Normally, a framebuffer implies that the processor has direct access to the video memory, so for example the X-server can write directly to that. Here, there's a weird SPI-driver in the way... Luckily, the kernel has a solution for that: you can allocate a random bit of RAM and tell the Linux-kernel that will be the framebuffer memory. You can then request the help of the deferred I/O framework, which will inform you when that bit of memory is written to, and at which memory page. You can then use that to sync the in-RAM framebuffer memory to your real display device.

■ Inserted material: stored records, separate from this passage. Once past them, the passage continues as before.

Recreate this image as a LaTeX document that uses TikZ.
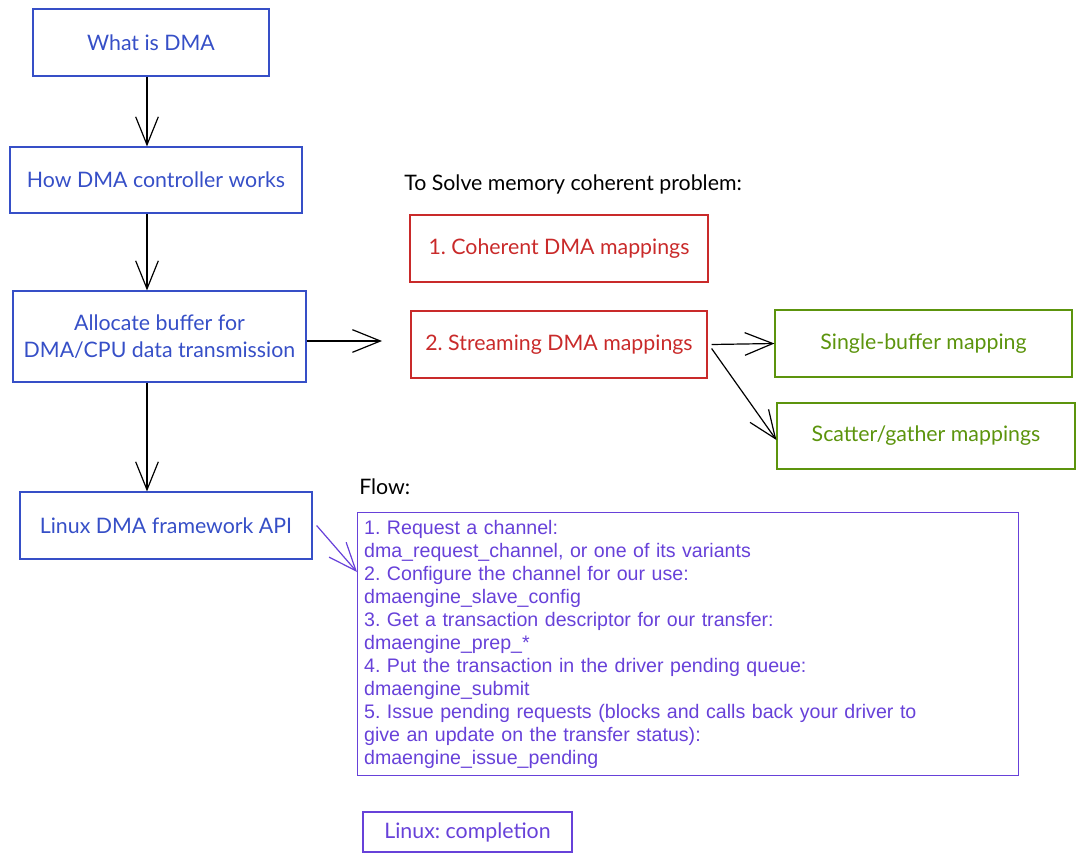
\documentclass[tikz,border=0pt]{standalone}
\usepackage{fontspec}
\setmainfont{Lato}
\newfontfamily\arialfont{Liberation Sans}
\usetikzlibrary{arrows.meta}
\definecolor{cblue}{HTML}{364FC7}
\definecolor{cred}{HTML}{C92A2A}
\definecolor{cgreen}{HTML}{5C940D}
\definecolor{cviolet}{HTML}{6741D9}
\frenchspacing
\begin{document}
\begin{tikzpicture}[x=0.75pt,y=-0.75pt,
  box/.style={draw, line width=0.9pt, rectangle, inner sep=2pt, align=center, font=\fontsize{16}{20.5}\selectfont},
  bluebox/.style={box, draw=cblue, text=cblue},
  redbox/.style={box, draw=cred, text=cred},
  greenbox/.style={box, draw=cgreen, text=cgreen},
  violetbox/.style={box, draw=cviolet, text=cviolet},
  conn/.style={line width=0.9pt, -{Straight Barb[length=21pt,width=17pt,line width=0.9pt]}},
  label/.style={inner sep=0pt, font=\fontsize{16}{20}\selectfont, text=black}]
\useasboundingbox (0,0) rectangle (1084,863);
\node[bluebox, minimum width=177pt, minimum height=50.25pt] (what) at (151,42.5) {What is DMA};
\node[bluebox, minimum width=219pt, minimum height=49.5pt] (how) at (156,180) {How DMA controller works};
\node[bluebox, minimum width=219.75pt, minimum height=68.25pt] (alloc) at (159.5,336.5) {Allocate buffer for\\DMA/CPU data transmission};
\node[bluebox, minimum width=219pt, minimum height=50.25pt] (api) at (166,525.5) {Linux DMA framework API};
\node[label, anchor=west] (title) at (404,184) {To Solve memory coherent problem:};
\node[redbox, minimum width=223.5pt, minimum height=50.25pt] (coh) at (559,248.5) {1. Coherent DMA mappings};
\node[redbox, minimum width=222pt, minimum height=50.25pt] (str) at (559,344.5) {2. Streaming DMA mappings};
\node[greenbox, minimum width=222.75pt, minimum height=50.25pt] (single) at (923.5,343.5) {Single-buffer mapping};
\node[greenbox, minimum width=223.5pt, minimum height=49.5pt] (scatter) at (926,436) {Scatter/gather mappings};
\node[label, anchor=west] (flowlbl) at (359,487) {Flow:};
\node[draw=cviolet, text=cviolet, line width=0.9pt, anchor=north west, minimum width=495.75pt, minimum height=197.25pt, inner xsep=4pt, inner ysep=3pt, text width=486pt, align=left, font=\arialfont\fontsize{14.7}{17.25}\selectfont] (flow) at (357,512) {\arialfont 1. Request a channel:\\
dma\_request\_channel, or one of its variants\\
2. Configure the channel for our use:\\
dmaengine\_slave\_config\\
3. Get a transaction descriptor for our transfer:\\
dmaengine\_prep\_*\\
4. Put the transaction in the driver pending queue:\\
dmaengine\_submit\\
5. Issue pending requests (blocks and calls back your driver to\\
give an update on the transfer status):\\
dmaengine\_issue\_pending};
\node[violetbox, minimum width=156.75pt, minimum height=30pt] (compl) at (467.5,832) {Linux: completion};
\coordinate (streamin) at (382,341);
\draw[conn] (what.south -| 147,0) -- (how.north -| 147,0);
\draw[conn] (how.south -| 147,0) -- (alloc.north -| 147,0);
\draw[conn] (alloc.south -| 147,0) -- (api.north -| 147,0);
\draw[conn] (alloc.east |- streamin) -- (streamin);
\draw[conn] ([xshift=3pt]str.east) -- (single.west);
\draw[conn] ([xshift=3pt,yshift=-3pt]str.east) -- ([yshift=-3pt]scatter.west);
\draw[conn, draw=cviolet] ([xshift=3pt]api.east) -- (flow.west |- 0,572);
\end{tikzpicture}
\end{document}
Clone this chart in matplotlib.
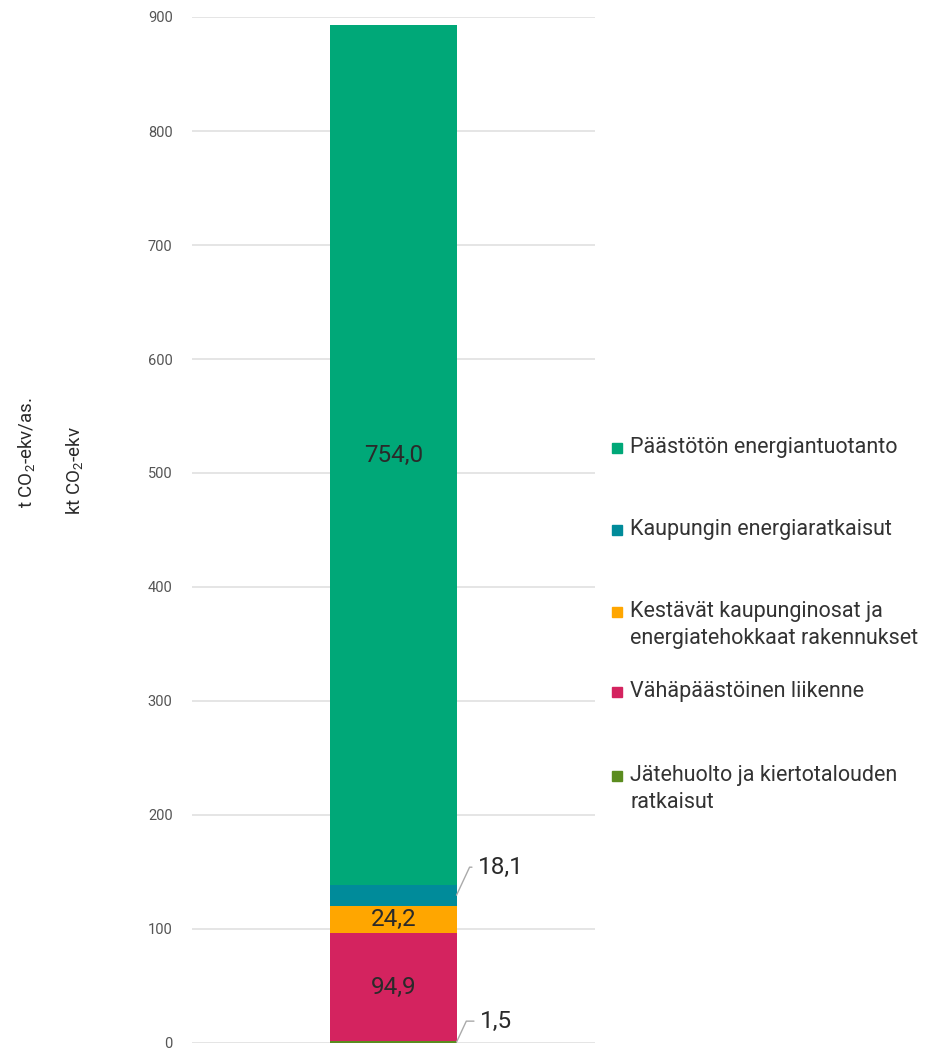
import matplotlib
matplotlib.use("Agg")
import matplotlib.pyplot as plt

# ---- data ----
categories = ["Jätehuolto ja kiertotalouden\nratkaisut",
              "Vähäpäästöinen liikenne",
              "Kestävät kaupunginosat ja\nenergiatehokkaat rakennukset",
              "Kaupungin energiaratkaisut",
              "Päästötön energiantuotanto"]
values = [1.5, 94.9, 24.2, 18.1, 754.0]
value_labels = ["1,5", "94,9", "24,2", "18,1", "754,0"]
colors = ["#5b8c1f", "#d4235f", "#ffa600", "#008b9a", "#00a878"]
yticks = [0, 100, 200, 300, 400, 500, 600, 700, 800, 900]
ylabel_outer = r"t CO$_2$-ekv/as."
ylabel_inner = r"kt CO$_2$-ekv"

plt.rcParams['font.family'] = ['Roboto', 'DejaVu Sans']
plt.rcParams['mathtext.fontset'] = 'custom'
plt.rcParams['mathtext.rm'] = 'Roboto'

W, H = 947, 1060
fig = plt.figure(figsize=(W / 100, H / 100), dpi=100)
ax = fig.add_axes([192 / W, 17 / H, (595 - 192) / W, (1043 - 17) / H])

ax.set_xlim(-0.5, 0.5)
ax.set_ylim(0, 900)
ax.set_yticks(yticks)
ax.set_yticklabels([str(t) for t in yticks], fontsize=10.5, color="#555555")
ax.tick_params(axis="y", length=0, pad=14)
ax.set_xticks([])
for s in ax.spines.values():
    s.set_visible(False)
ax.yaxis.grid(True, color="#dedede", lw=1.1)
ax.set_axisbelow(True)

bar_w = 0.3127
bottom = 0
bars = []
for v, c in zip(values, colors):
    ax.bar(0, v, bottom=bottom, width=bar_w, color=c, zorder=3)
    bars.append((bottom, v))
    bottom += v

edge = bar_w / 2
# inside labels
for i in (1, 2, 4):
    b0, v = bars[i]
    ax.text(0, b0 + v / 2, value_labels[i], ha="center", va="center",
            fontsize=17.5, color="#2a2a2a", zorder=4)

# outside labels with leader lines
for i, (dx, dy) in ((3, (21, 28)), (0, (23, 21))):
    b0, v = bars[i]
    ax.annotate(value_labels[i], xy=(edge, b0 + v / 2), xycoords="data",
                xytext=(dx, dy), textcoords="offset pixels",
                ha="left", va="center", fontsize=17.5, color="#2a2a2a",
                arrowprops=dict(arrowstyle="-", color="#aaaaaa", lw=1,
                                shrinkA=2, shrinkB=0, relpos=(0, 0.5),
                                connectionstyle="angle,angleA=0,angleB=65,rad=0"),
                zorder=5)

# y labels
fig.text(27 / W, 1 - 453 / H, ylabel_outer, rotation=90, ha="center", va="center",
         fontsize=13.5, color="#2a2a2a")
fig.text(75 / W, 1 - 471 / H, ylabel_inner, rotation=90, ha="center", va="center",
         fontsize=13.5, color="#2a2a2a")

# legend (top to bottom: reverse stacking order)
leg_y = [448, 530, 612, 692, 776]
for k, idx in enumerate([4, 3, 2, 1, 0]):
    y = leg_y[k]
    fig.patches.append(plt.Rectangle((612 / W, 1 - (y + 5) / H), 10 / W, 10 / H,
                                     transform=fig.transFigure, color=colors[idx]))
    fig.text(630 / W, 1 - (y - 11) / H, categories[idx], ha="left", va="top",
             fontsize=15.5, color="#333333", linespacing=1.4)

fig.savefig("out.png", dpi=100)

After some searching, I actually found two drivers that already supported the SSD1289 driver chip in my LCD. Beside not supporting the weird SPI interface I concocted, they both had their quirks: one didn't make use of the deferred I/O features of the Linux-kernel but just continuously blasted the current framebuffer contents to the LCD, pinning the CPU at 100%; the other one didn't implement all the kernel interfaces, making a console on the LCD impossible. I combined the two, plus I added some of my own code to be able to control the LCD through the shift registers.
If you want to hack the LCD to your own embedded device: I've packaged the driver in a patch for the Linux-kernel; apply that to the kernel of your favorite SPI-enabled embedded device and you should get the option in your kernel configuration file to enable the driver.
Only enabling the driver isn't enough, however: you'll also need to let the driver know it has to use a SPI port: You can do that by editting the machine setup source file for your specific board. It's usually as simple as finding the modalias line of the SPI configuration and changing it to 'SSD1289'. For example:
linux-3.3.8/arch/mips/ralink/rt305x/mach-carambola.c: static struct spi_board_info carambola_spi_info[] = { { /* Display, on native SPI-bus (id=0) */ .modalias = "spi-ssd1289", .irq = -1, .max_speed_hz = 52428800, .bus_num = 0, .chip_select = 0, };If you want the complete example, check my patch patch for the Carambola-board that does this. I've also implemented a secondary SPI port plus platform description for the touchscreen on my LCD; you can copy that if you want the touchscreen to work.